Drone history begins at the dawn of flight

Beyond military use, drones have recreation and commercial uses.
Beyond military use, drones have recreation and commercial uses.

We’ve all heard of drones -- aircraft flown without a pilot. Some are toys. Others are used in business -- by real estate agents taking aerial photos of homes, for example.
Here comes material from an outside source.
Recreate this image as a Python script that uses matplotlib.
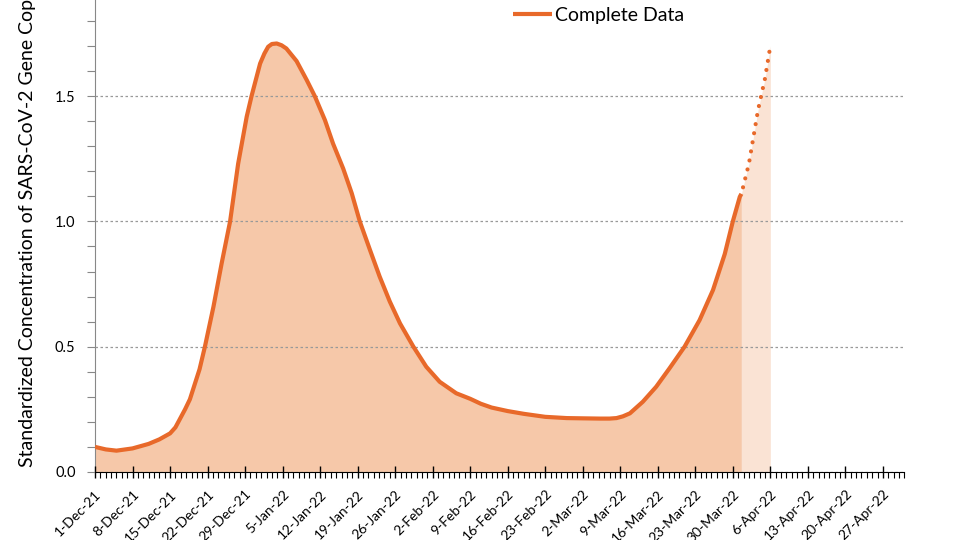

   And we know drones can be deadly when used by the military to deliver bombs.
   But drones aren’t a recent invention.Indeed, the earliest drones took flight during World War I -- not that long after Wilbur and Orville Wright's first flight in 1903. Here is the rundown, along with links for further study:

World War I: Britain developed the Aerial Target, a small radio-controlled aircraft, during the First World War. The British tested it in March 1917. The American equivalent, an aerial torpedo called the Kettering Bug, first flew in October 1918, according to the website for the Imperial War Museums.
    The Kettering Bug was invented by Charles F. Kettering of Dayton, Ohio. (“Bug” is a nickname. The invention is called the Kettering Aerial Torpedo.)  The aircraft was “launched from a four-wheeled dolly that ran down a portable track,” according to the National Museum of the United States Air Force website. After a certain amount of time, a “control closed an electrical circuit ... shut off the engine,” the website explains. The wings were released, and the aircraft plunged, delivering 180 pounds of explosives.
    Despite the promise of this invention, drones were not put into routine operating use during the World War I.

Postwar years: The English kept working on it. In 1935 the British produced a number of radio-controlled aircraft as targets for training purposes, according to the Imperial War Museums website. “It's thought the term drone started to be used at this time, inspired by the name of one of these models, the DH.82B Queen Bee.”
    The U.S. also manufactured drones for target practice, the website recounts.

World War II:  During World War II, the military attempted to use drones -- but not the way we use drones today. Joseph P. Kennedy, the 29-year-old elder brother of President John F. Kennedy, died during a drone mission. The story is told on the website for the John F. Kennedy Presidential Library and Museum:    
     “Joe, regarded as an experienced patrol plane commander, and a fellow-officer, an expert in radio control projects, was to take a drone Liberator bomber loaded with 21,170 pounds of high explosives into the air and to stay with it until two 'mother' planes had achieved complete radio control over the drone. They were then to bail out over England; the drone, under the control of the mother planes, was to proceed on the mission which was to culminate in a crash-dive on the target, a V-2 rocket launching site in Normandy. The airplane... was in flight with routine checking of the radio controls proceeding satisfactorily, when at 6:20 p.m. on August 12, 1944, two explosions blasted the drone resulting in the death of its two pilots. No final conclusions as to the cause of the explosions has ever been reached.”

Vietnam War: During the Vietnam war, the military deployed reconnaissance drones. “Drones also began to be used in a range of new roles, such as acting as decoys in combat, launching missiles against fixed targets and dropping leaflets for psychological operations,” according to the Imperial War Museums.  

Today: Drones are still used in the military, but they are also used for recreation and even commercial purposes. According to the Federal Aviation Administration, there are 866,102 registered drones. More than 519,000 are recreational, and most of the rest are commercial.